The art therapy technique of drawing a house, tree, and person is used by therapists to assess personality traits and disorders. When new psychiatric hospital employee Allison McGovern shows her personal sketch to fellow worker and mental health nurse Lars, his odd reaction worries her. She’s drawn her own happy family—son Angelo, a handsome, if moody, 15-year-old, and loving spouse, Marco. What does he see that she doesn’t?
Allison feels underqualified for the position at prestigious Howell Hall, but is determined to do her best. She desperately needs this job, thanks to the poor financial decisions of her husband, who has managed to bankrupt their two once-successful businesses.
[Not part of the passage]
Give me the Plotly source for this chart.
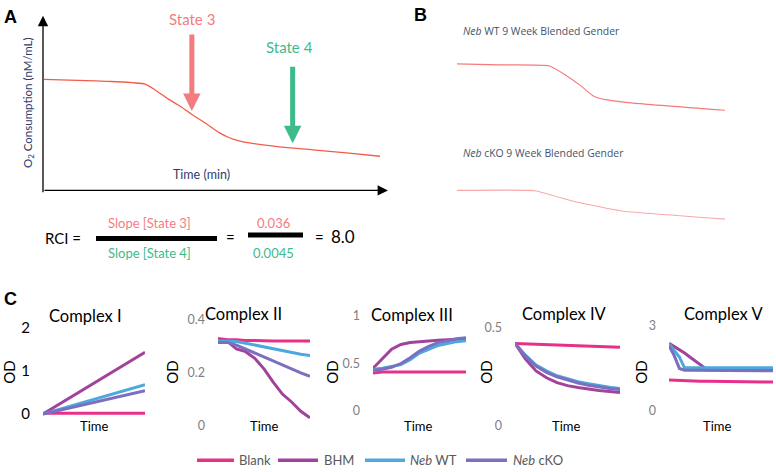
import plotly.graph_objects as go

W, H = 776, 472
def fx(p): return p / W
def fy(p): return 1 - p / H

FONT = "Lato"

# ---------------- Data ----------------
# Panel A: O2 consumption trace
a_time = [0, 10, 20, 30, 33, 37, 40, 44, 48, 52, 55, 58, 62, 70, 80, 90, 100]
a_o2 = [65, 64.5, 63.8, 62.3, 59, 53.5, 50, 44.5, 39.5, 34, 31, 29, 27.5, 25.5, 23.8, 22, 20]
state3_t, state4_t = 44, 74

rci_num, rci_den, rci_val = "0.036", "0.0045", "8.0"

# Panel B traces
b_wt_time = [0, 16, 34.2, 39.7, 45.9, 50.9, 55.9, 65.8, 100]
b_wt_o2 = [60, 59, 58, 50, 38.3, 27.3, 23.3, 20, 12.7]
b_cko_time = [0, 29.1, 43.4, 61.5, 100]
b_cko_o2 = [41, 40.7, 30, 20, 11.7]

# Panel C: complexes
series_names = ["Blank", "BHM", "<i>Neb</i> WT", "<i>Neb</i> cKO"]
series_colors = ["#E8308A", "#A0439B", "#4EA8DE", "#7B6FBF"]

t11 = [0, 10, 20, 30, 40, 50, 60, 70, 80, 90, 100]

c1_time = [0, 50, 100]
c1 = {
    "Blank": [0.02, 0.02, 0.02],
    "BHM": [0.0, 0.72, 1.43],
    "<i>Neb</i> WT": [0.0, 0.34, 0.68],
    "<i>Neb</i> cKO": [0.0, 0.27, 0.54],
}
c2 = {
    "Blank": [0.33, 0.325, 0.325, 0.322, 0.322, 0.32, 0.32, 0.32, 0.32, 0.32, 0.32],
    "BHM": [0.325, 0.32, 0.29, 0.28, 0.255, 0.215, 0.165, 0.12, 0.09, 0.055, 0.03],
    "<i>Neb</i> WT": [0.32, 0.32, 0.318, 0.312, 0.305, 0.298, 0.29, 0.283, 0.277, 0.27, 0.265],
    "<i>Neb</i> cKO": [0.315, 0.315, 0.305, 0.29, 0.272, 0.258, 0.243, 0.23, 0.215, 0.2, 0.187],
}
c3 = {
    "Blank": [0.40, 0.41, 0.41, 0.41, 0.41, 0.41, 0.41, 0.41, 0.41, 0.41, 0.41],
    "BHM": [0.45, 0.55, 0.65, 0.70, 0.72, 0.73, 0.74, 0.745, 0.75, 0.755, 0.76],
    "<i>Neb</i> WT": [0.44, 0.45, 0.47, 0.49, 0.54, 0.61, 0.65, 0.69, 0.71, 0.73, 0.74],
    "<i>Neb</i> cKO": [0.43, 0.44, 0.46, 0.50, 0.56, 0.63, 0.68, 0.72, 0.74, 0.76, 0.77],
}
c4 = {
    "Blank": [0.42, 0.418, 0.415, 0.413, 0.41, 0.408, 0.406, 0.404, 0.402, 0.401, 0.40],
    "BHM": [0.42, 0.34, 0.28, 0.245, 0.22, 0.205, 0.195, 0.187, 0.18, 0.175, 0.17],
    "<i>Neb</i> WT": [0.42, 0.36, 0.31, 0.28, 0.255, 0.24, 0.225, 0.215, 0.205, 0.197, 0.19],
    "<i>Neb</i> cKO": [0.42, 0.355, 0.305, 0.272, 0.25, 0.232, 0.218, 0.207, 0.198, 0.19, 0.185],
}
t5 = [0, 5, 10, 15, 20, 30, 37, 50, 70, 100]
c5 = {
    "Blank": [1.09, 1.08, 1.07, 1.06, 1.06, 1.05, 1.05, 1.04, 1.03, 1.02],
    "BHM": [2.38, 2.27, 2.16, 2.04, 1.9, 1.62, 1.45, 1.45, 1.45, 1.45],
    "<i>Neb</i> WT": [2.36, 2.15, 1.9, 1.52, 1.52, 1.52, 1.52, 1.52, 1.52, 1.52],
    "<i>Neb</i> cKO": [2.3, 1.95, 1.5, 1.44, 1.44, 1.44, 1.43, 1.43, 1.42, 1.42],
}
complex_titles = ["Complex I", "Complex II", "Complex III", "Complex IV", "Complex V"]
complex_data = [(c1_time, c1), (t11, c2), (t11, c3), (t11, c4), (t5, c5)]
complex_ticks = [[0, 1, 2], [0, 0.2, 0.4], [0, 0.5, 1], [0, 0.5], [0, 3]]
complex_ticktext = [["0", "1", "2"], ["0", "0.2", "0.4"], ["0", "0.5", "1"], ["0", "0.5"], ["0", "3"]]

# ---------------- Figure ----------------
fig = go.Figure()
layout = dict(width=W, height=H, margin=dict(l=0, r=0, t=0, b=0),
              paper_bgcolor="white", plot_bgcolor="rgba(0,0,0,0)",
              showlegend=False, font=dict(family=FONT, color="black"))
hidden = dict(visible=False, fixedrange=True)

# Panel A axes
layout["xaxis"] = dict(domain=[fx(44), fx(380)], range=[0, 100], anchor="y", **hidden)
layout["yaxis"] = dict(domain=[fy(189), fy(15)], range=[0, 100], anchor="x", **hidden)
fig.add_trace(go.Scatter(x=a_time, y=a_o2, mode="lines",
                         line=dict(color="#F25C4A", width=1.3, shape="spline", smoothing=0.6),
                         xaxis="x", yaxis="y"))

# Panel B axes
layout["xaxis2"] = dict(domain=[fx(457), fx(725)], range=[0, 100], anchor="y2", **hidden)
layout["yaxis2"] = dict(domain=[fy(120), fy(40)], range=[0, 80], anchor="x2", **hidden)
layout["xaxis3"] = dict(domain=[fx(457), fx(725)], range=[0, 100], anchor="y3", **hidden)
layout["yaxis3"] = dict(domain=[fy(230), fy(170)], range=[0, 60], anchor="x3", **hidden)
fig.add_trace(go.Scatter(x=b_wt_time, y=b_wt_o2, mode="lines",
                         line=dict(color="#F47A7A", width=1.1, shape="spline", smoothing=0.5),
                         xaxis="x2", yaxis="y2"))
fig.add_trace(go.Scatter(x=b_cko_time, y=b_cko_o2, mode="lines",
                         line=dict(color="#F7A9A9", width=1.1, shape="spline", smoothing=0.3),
                         xaxis="x3", yaxis="y3"))

# Panel C axes: (x_left, x_right, px at 0, px at tickmax, tickmax, range)
c_geom = [
    (43, 145, 417, 329, 2, [-0.1, 2.1]),
    (218, 310, 429, 321, 0.4, [-0.02, 0.42]),
    (373, 466, 414, 317, 1, [-0.05, 1.05]),
    (515, 620, 429, 329, 0.5, [-0.025, 0.525]),
    (669, 773, 414, 327, 3, [-0.15, 3.15]),
]
for i, (xl, xr, p0, p1, vmax, rng) in enumerate(c_geom):
    n = i + 4
    k = (p0 - p1) / vmax
    bottom = p0 - rng[0] * k
    top = p0 - rng[1] * k
    tickfont = dict(size=15, color="black") if i == 0 else dict(size=12.5, color="#7F7F7F")
    layout[f"xaxis{n}"] = dict(domain=[fx(xl), fx(xr)], range=[0, 100], anchor=f"y{n}",
                               showgrid=False, zeroline=False, showline=False,
                               showticklabels=False, ticks="", fixedrange=True)
    layout[f"yaxis{n}"] = dict(domain=[fy(bottom), fy(top)], range=rng, anchor=f"x{n}",
                               showgrid=False, zeroline=False, showline=False, ticks="",
                               tickvals=complex_ticks[i], ticktext=complex_ticktext[i],
                               tickfont=tickfont, ticklabelstandoff=12, fixedrange=True)
    tx, data = complex_data[i]
    for name, col in zip(series_names, series_colors):
        fig.add_trace(go.Scatter(x=tx, y=data[name], mode="lines", name=name,
                                 line=dict(color=col, width=3), xaxis=f"x{n}", yaxis=f"y{n}"))

annotations = []
shapes = []
def txt(x, y, s, size, color="black", xanchor="center", angle=0, family=FONT):
    annotations.append(dict(x=fx(x), y=fy(y), xref="paper", yref="paper", text=s,
                            showarrow=False, xanchor=xanchor, yanchor="middle", textangle=angle,
                            font=dict(size=size, color=color, family=family)))

# Panel labels
for lab, x, y in [("<b>A</b>", 10, 12), ("<b>B</b>", 420, 10), ("<b>C</b>", 10, 300)]:
    txt(x, y, lab, 18, family="Liberation Sans")

# Panel A axis arrows
annotations.append(dict(x=fx(388), y=fy(189), xref="paper", yref="paper", ax=-345, ay=0,
                        text="", showarrow=True, arrowhead=2, arrowsize=1.6, arrowwidth=1.3,
                        arrowcolor="black"))
annotations.append(dict(x=fx(43), y=fy(11), xref="paper", yref="paper", ax=0, ay=178,
                        text="", showarrow=True, arrowhead=2, arrowsize=1.6, arrowwidth=1.3,
                        arrowcolor="black"))
txt(28, 100, "O<sub>2</sub> Consumption (nM/mL)", 11.5, "#2F3B6B", angle=-90)
txt(201, 173, "Time (min)", 12.5, "#2F3B6B")

# State arrows
S3C, S4C = "#F47C80", "#3DBB8B"
annotations.append(dict(x=state3_t, y=46.5, xref="x", yref="y", ax=0, ay=-78, text="",
                        showarrow=True, arrowhead=2, arrowsize=0.7, arrowwidth=5, arrowcolor=S3C))
annotations.append(dict(x=state4_t, y=27.6, xref="x", yref="y", ax=0, ay=-78, text="",
                        showarrow=True, arrowhead=2, arrowsize=0.7, arrowwidth=5, arrowcolor=S4C))
txt(192, 14, "State 3", 15, S3C)
txt(289, 43, "State 4", 15, S4C)

# RCI equation
txt(63, 238, "RCI =", 15)
txt(149, 222, "Slope [State 3]", 13, S3C)
txt(149, 253, "Slope [State 4]", 13, S4C)
txt(230, 236, "=", 15)
txt(273, 222, rci_num, 13, S3C)
txt(273, 253, rci_den, 13, S4C)
txt(319, 236, "=", 15)
txt(343, 236, rci_val, 17)
shapes.append(dict(type="line", xref="paper", yref="paper", x0=fx(96), x1=fx(217), y0=fy(238), y1=fy(238),
                   line=dict(color="black", width=5)))
shapes.append(dict(type="line", xref="paper", yref="paper", x0=fx(248), x1=fx(303), y0=fy(234.5), y1=fy(234.5),
                   line=dict(color="black", width=5)))

# Panel B titles
txt(461, 27, "<i>Neb</i> WT 9 Week Blended Gender", 10.4, "#44546A", xanchor="left", family="Open Sans")
txt(461, 151, "<i>Neb</i> cKO 9 Week Blended Gender", 10.4, "#44546A", xanchor="left", family="Open Sans")

# Panel C titles, OD labels, Time labels
title_pos = [(85, 317), (243, 315), (412, 316), (564, 315), (723, 315)]
od_x = [9, 172, 332, 486, 641]
time_x = [94, 264, 418, 566, 717]
for i in range(5):
    txt(title_pos[i][0], title_pos[i][1], complex_titles[i], 16.5)
    txt(od_x[i], 375, "OD", 15, angle=-90)
    txt(time_x[i], 429, "Time", 13)

# Manual legend
leg = [(197, 234, 237), (278, 318, 322), (365, 405, 408), (466, 507, 511)]
for (l0, l1, tl), name, col in zip(leg, series_names, series_colors):
    shapes.append(dict(type="line", xref="paper", yref="paper", x0=fx(l0), x1=fx(l1),
                       y0=fy(464), y1=fy(464), line=dict(color=col, width=3.5)))
    txt(tl, 464, name, 13, "#595959", xanchor="left")

layout["annotations"] = annotations
layout["shapes"] = shapes
fig.update_layout(**layout)
fig.write_html("out.html", config={"displayModeBar": False, "staticPlot": True},
               post_script="document.body.style.margin='0';document.body.style.overflow='hidden';")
Her official duties at the private hospital appear straightforward. She is expected to tailor individual health and social needs programs for the patients, who range from the psychotic to the anorexic.
She begins with Sylvie, a catatonic patient who has been confined for 15 years. When Sylvie starts to respond to Ali’s treatments, her physician, Dr. Ferris, curiously doesn’t seem to care. Things get stranger when sharp-eyed Lars confides to Ali that he believes one of the young residents, Julia, is faking her mental illness. Why would she lie in order to stay? The discovery of a body, buried on the nearby grounds of abandoned Dundrennan Abbey, serves to deepen the plot. Is something sinister happening under the deceptively smooth surface of the expensive clinic? Those questions are at the heart of the mystery in House. Tree. Person.
This is a complex story whose characters have layer upon layer of hidden motives, which award-winning writer Catriona McPherson deftly peels away. I found the smoky darkness of this slow-paced but relentless Scottish mystery very appealing.